Please return exactly the run of lines that begins with the line containing "Recreate this image as a web" and ends with the line containing "var r2Text = '0.986';", pictures excluded.
━━━━━━━━━━━━━━━━━━━━━━━━━━━━━━
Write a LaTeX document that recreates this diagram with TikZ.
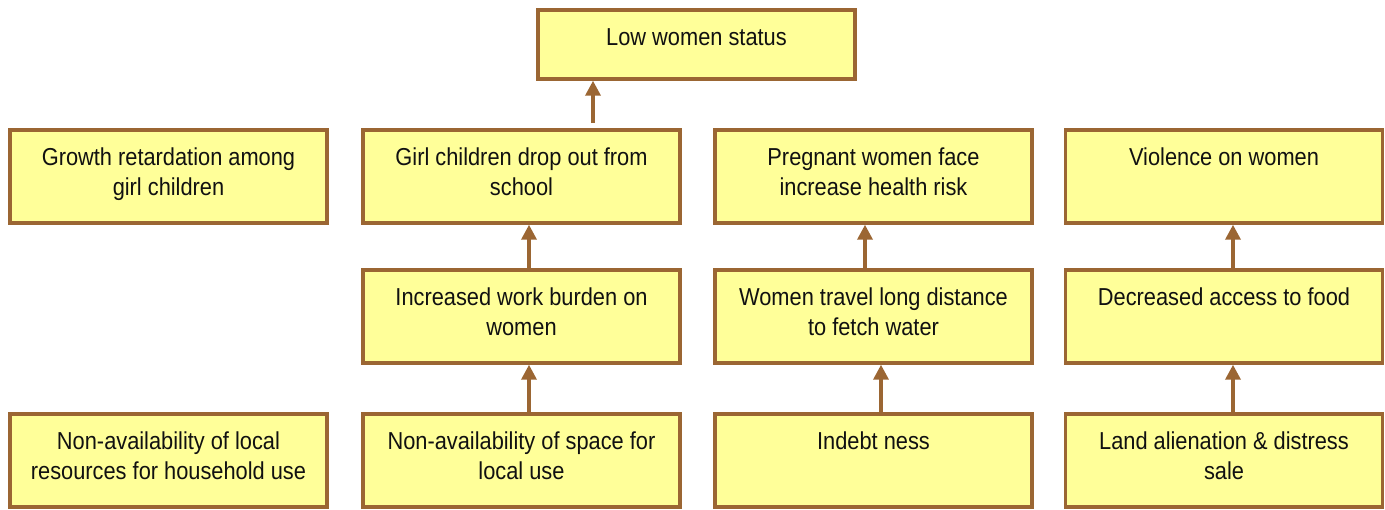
\documentclass[tikz,border=0pt]{standalone}
\usepackage{fontspec}
\setmainfont{Liberation Sans}[FakeStretch=0.89]
\usetikzlibrary{arrows.meta}
\definecolor{boxline}{HTML}{9B6633}
\definecolor{boxfill}{HTML}{FFFF99}
\definecolor{ink}{HTML}{111111}
% text set from the top of a box of the given height
\newcommand\celltext[2]{\parbox[c][#1][t]{310pt}{\centering\rule{0pt}{36pt}#2\par}}
\tikzset{
  cause/.style={draw=boxline, fill=boxfill, line width=3.5pt, rectangle,
    inner sep=0pt, minimum width=317pt, minimum height=93pt, text=ink,
    font=\fontsize{24.5}{30}\selectfont},
  link/.style={draw=boxline, line width=3.5pt, -{Triangle[width=15pt,length=15pt]}},
}
\begin{document}
\begin{tikzpicture}[x=1pt,y=1pt]
\useasboundingbox (0,0) rectangle (1385,-510);
% top
\node[cause, minimum height=69pt] (top) at (696.5,-44.5) {\celltext{69pt}{Low women status}};
% row 1
\node[cause] (a1) at (168.5,-176.5) {\celltext{93pt}{Growth retardation among\\girl children}};
\node[cause] (b1) at (521.5,-176.5) {\celltext{93pt}{Girl children drop out from\\school}};
\node[cause] (c1) at (873.5,-176.5) {\celltext{93pt}{Pregnant women face\\increase health risk}};
\node[cause] (d1) at (1224,-176.5) {\celltext{93pt}{Violence on women}};
% row 2
\node[cause] (b2) at (521.5,-316.5) {\celltext{93pt}{Increased work burden on\\women}};
\node[cause] (c2) at (873.5,-316.5) {\celltext{93pt}{Women travel long distance\\to fetch water}};
\node[cause] (d2) at (1224,-316.5) {\celltext{93pt}{Decreased access to food}};
% row 3
\node[cause] (a3) at (168.5,-460.5) {\celltext{93pt}{Non-availability of local\\resources for household use}};
\node[cause] (b3) at (521.5,-460.5) {\celltext{93pt}{Non-availability of space for\\local use}};
\node[cause] (c3) at (873.5,-460.5) {\celltext{93pt}{Indebt ness}};
\node[cause] (d3) at (1224,-460.5) {\celltext{93pt}{Land alienation \& distress\\sale}};
% connectors
\coordinate (t0) at ([shift={(71.5,5)}]b1.north);
\draw[link] (t0) -- (t0 |- top.south);
\coordinate (b2s) at ([xshift=7.5]b2.north);
\draw[link] (b2s) -- (b2s |- b1.south);
\coordinate (c2s) at ([xshift=-8.5]c2.north);
\draw[link] (c2s) -- (c2s |- c1.south);
\coordinate (d2s) at ([xshift=9]d2.north);
\draw[link] (d2s) -- (d2s |- d1.south);
\coordinate (b3s) at ([xshift=7.5]b3.north);
\draw[link] (b3s) -- (b3s |- b2.south);
\coordinate (c3s) at ([xshift=7.5]c3.north);
\draw[link] (c3s) -- (c3s |- c2.south);
\coordinate (d3s) at ([xshift=9]d3.north);
\draw[link] (d3s) -- (d3s |- d2.south);
\end{tikzpicture}
\end{document}
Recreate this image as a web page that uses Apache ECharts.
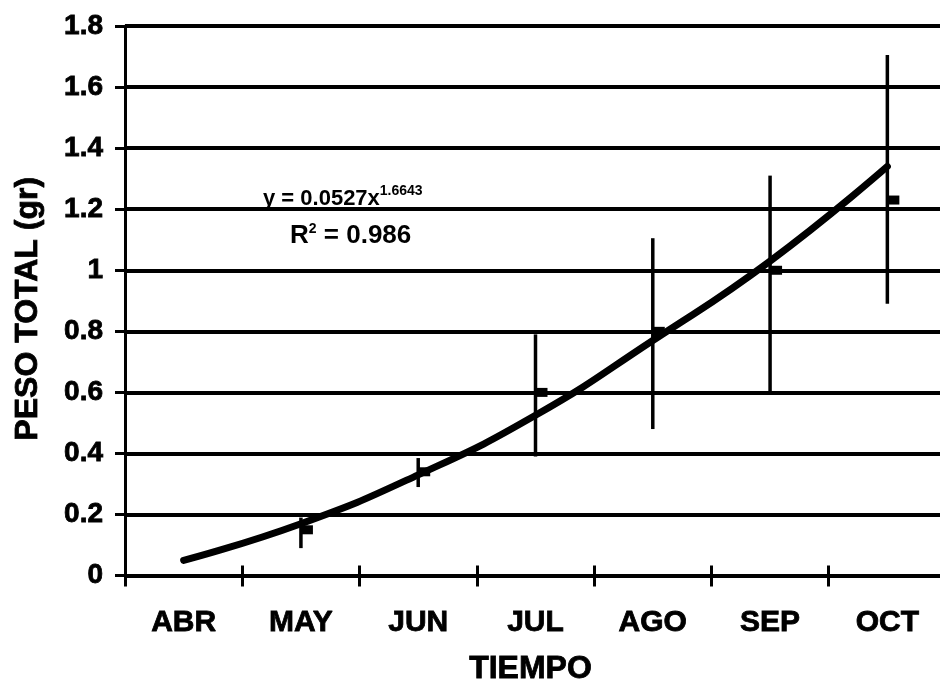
<!DOCTYPE html>
<html><head><meta charset="utf-8">
<script src="https://cdn.jsdelivr.net/npm/echarts@6/dist/echarts.min.js"></script>
<style>html,body{margin:0;padding:0;background:#fff;overflow:hidden;width:940px;height:691px}
#wrap{position:relative;width:940px;height:691px;overflow:hidden}
#c{position:absolute;left:0;top:0;width:946px;height:691px}</style>
</head><body><div id="wrap"><div id="c"></div></div>
<script>
var categories = ['ABR','MAY','JUN','JUL','AGO','SEP','OCT'];
var yTicks = [0,0.2,0.4,0.6,0.8,1,1.2,1.4,1.6,1.8];
// measured means (MAY..OCT)
var meanValues = [null,0.15,0.34,0.60,0.80,1.00,1.23];
var errLow  = [null,0.09,0.29,0.39,0.48,0.60,0.89];
var errHigh = [null,0.19,0.385,0.79,1.105,1.31,1.705];
// power trend line
var trendValues = [0.05,0.17,0.33,0.525,0.77,1.03,1.34];
var eqText = 'y = 0.0527x';
var eqExp = '1.6643';
var r2Text = '0.986';

var FONT = 'Liberation Sans, Arial, sans-serif';
var HEAVY = {textBorderColor: '#000', textBorderWidth: 0.8};
var chart = echarts.init(document.getElementById('c'));
var errData = [];
for (var i = 0; i < categories.length; i++) {
  if (meanValues[i] != null) errData.push([i, errLow[i], errHigh[i]]);
}
var meanData = [];
for (var j = 0; j < categories.length; j++) {
  if (meanValues[j] != null) meanData.push([j, meanValues[j]]);
}
chart.setOption({
  animation: false,
  backgroundColor: '#fff',
  grid: {left: 125, top: 26, width: 821, height: 552, containLabel: false},
  xAxis: [{
    type: 'category', data: categories, boundaryGap: true,
    name: 'TIEMPO', nameLocation: 'middle', nameGap: 78,
    nameTextStyle: Object.assign({color: '#000', fontFamily: FONT, fontWeight: 'bold', fontSize: 32, padding: [0, 10, 0, 0]}, HEAVY),
    axisLine: {lineStyle: {color: '#000', width: 3}},
    axisTick: {show: true, length: 11, lineStyle: {color: '#000', width: 3}, alignWithLabel: false},
    axisLabel: Object.assign({color: '#000', fontFamily: FONT, fontWeight: 'bold', fontSize: 30, margin: 32}, HEAVY),
    splitLine: {show: false}
  }, {
    type: 'category', data: categories, boundaryGap: true, position: 'bottom',
    axisLine: {show: false},
    axisTick: {show: true, inside: true, length: 10, lineStyle: {color: '#000', width: 3}},
    axisLabel: {show: false}, splitLine: {show: false}
  }],
  yAxis: {
    type: 'value', min: 0, max: 1.8, interval: 0.2,
    name: 'PESO TOTAL (gr)', nameLocation: 'middle', nameGap: 81,
    nameTextStyle: Object.assign({color: '#000', fontFamily: FONT, fontWeight: 'bold', fontSize: 32, padding: [0, 16, 0, 0]}, HEAVY),
    axisLine: {show: true, lineStyle: {color: '#000', width: 3}},
    axisTick: {show: true, length: 10, lineStyle: {color: '#000', width: 3}},
    axisLabel: Object.assign({color: '#000', fontFamily: FONT, fontWeight: 'bold', fontSize: 28, margin: 22,
      formatter: function (v) { var s = String(Math.round(v * 10) / 10); return yTicks.indexOf(+s) >= 0 ? s : ''; }}, HEAVY),
    splitLine: {show: true, lineStyle: {color: '#000', width: 4}}
  },
  series: [{
    type: 'custom', xAxisIndex: 0, data: errData, z: 3,
    renderItem: function (params, api) {
      var x = api.value(0);
      var p1 = api.coord([x, api.value(1)]);
      var p2 = api.coord([x, api.value(2)]);
      return {type: 'line', shape: {x1: p1[0], y1: p1[1], x2: p2[0], y2: p2[1]},
        style: {stroke: '#000', lineWidth: 3.5}};
    }
  }, {
    type: 'scatter', data: meanData, symbol: 'rect', symbolSize: [12, 9], symbolOffset: [6, 0],
    itemStyle: {color: '#000', opacity: 1}, z: 4
  }, {
    type: 'line', data: trendValues, smooth: true, showSymbol: false, symbol: 'none',
    lineStyle: {color: '#000', width: 7, cap: 'round'}, z: 5
  }],
  graphic: [{
    type: 'text', left: 263, top: 184, z: 10,
    style: {
      text: '{m|' + eqText + '}{s|' + eqExp + '}',
      rich: {
        m: {fontFamily: FONT, fontWeight: 'bold', fontSize: 22, fill: '#000', lineHeight: 30},
        s: {fontFamily: FONT, fontWeight: 'bold', fontSize: 14, fill: '#000', lineHeight: 30, padding: [0, 0, 16, 0]}
      }
    }
  }, {
    type: 'text', left: 290, top: 222, z: 10,
    style: {
      text: '{m|R}{s|2}{m| = ' + r2Text + '}',
      rich: {
        m: {fontFamily: FONT, fontWeight: 'bold', fontSize: 26, fill: '#000', lineHeight: 30},
        s: {fontFamily: FONT, fontWeight: 'bold', fontSize: 14, fill: '#000', lineHeight: 30, padding: [0, 0, 14, 0]}
      }
    }
  }]
});
</script></body></html>
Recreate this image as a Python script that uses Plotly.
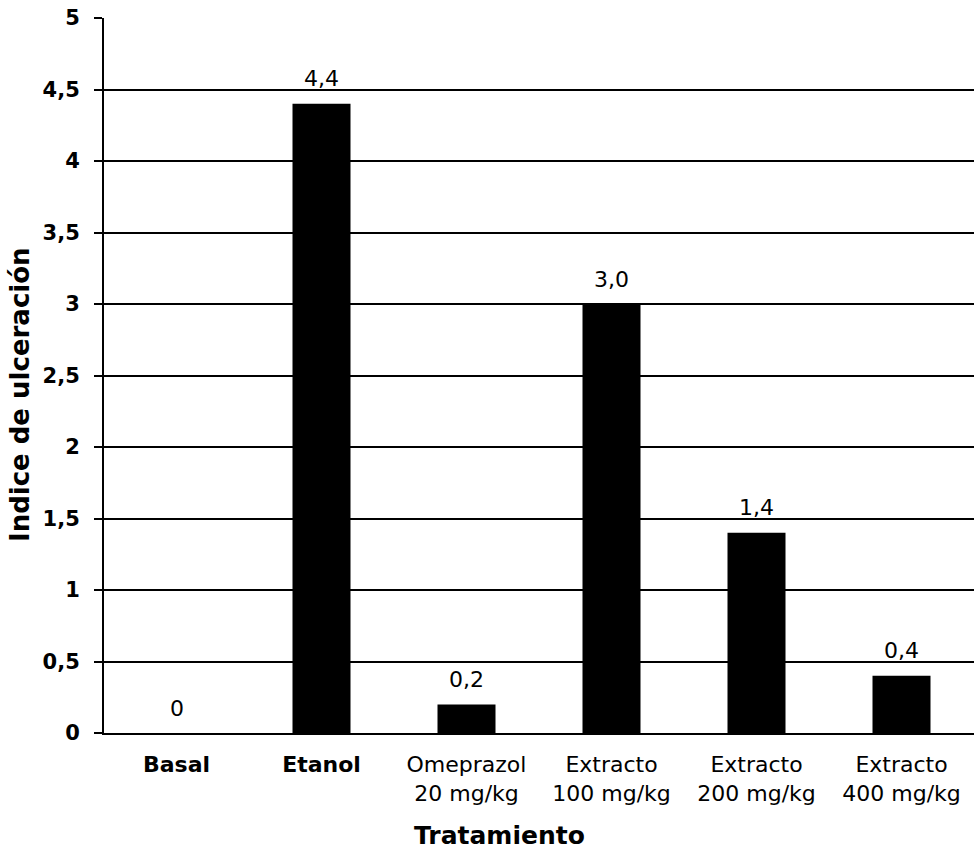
━━━━━━━━━━━━━━━━━━━━━━━━━━━━━━
#### Task output:
Recreate this image as a web page that uses Apache ECharts.
<!DOCTYPE html>
<html><head><meta charset="utf-8">
<script src="https://cdn.jsdelivr.net/npm/echarts@6/dist/echarts.min.js"></script>
<style>html,body{margin:0;padding:0;background:#fff;overflow:hidden;width:940px;height:691px}
#wrap{position:relative;width:940px;height:691px;overflow:hidden}
#c{position:absolute;left:0;top:0;width:946px;height:691px}</style>
</head><body><div id="wrap"><div id="c"></div></div>
<script>
var categories = ['ABR','MAY','JUN','JUL','AGO','SEP','OCT'];
var yTicks = [0,0.2,0.4,0.6,0.8,1,1.2,1.4,1.6,1.8];
// measured means (MAY..OCT)
var meanValues = [null,0.15,0.34,0.60,0.80,1.00,1.23];
var errLow  = [null,0.09,0.29,0.39,0.48,0.60,0.89];
var errHigh = [null,0.19,0.385,0.79,1.105,1.31,1.705];
// power trend line
var trendValues = [0.05,0.17,0.33,0.525,0.77,1.03,1.34];
var eqText = 'y = 0.0527x';
var eqExp = '1.6643';
var r2Text = '0.986';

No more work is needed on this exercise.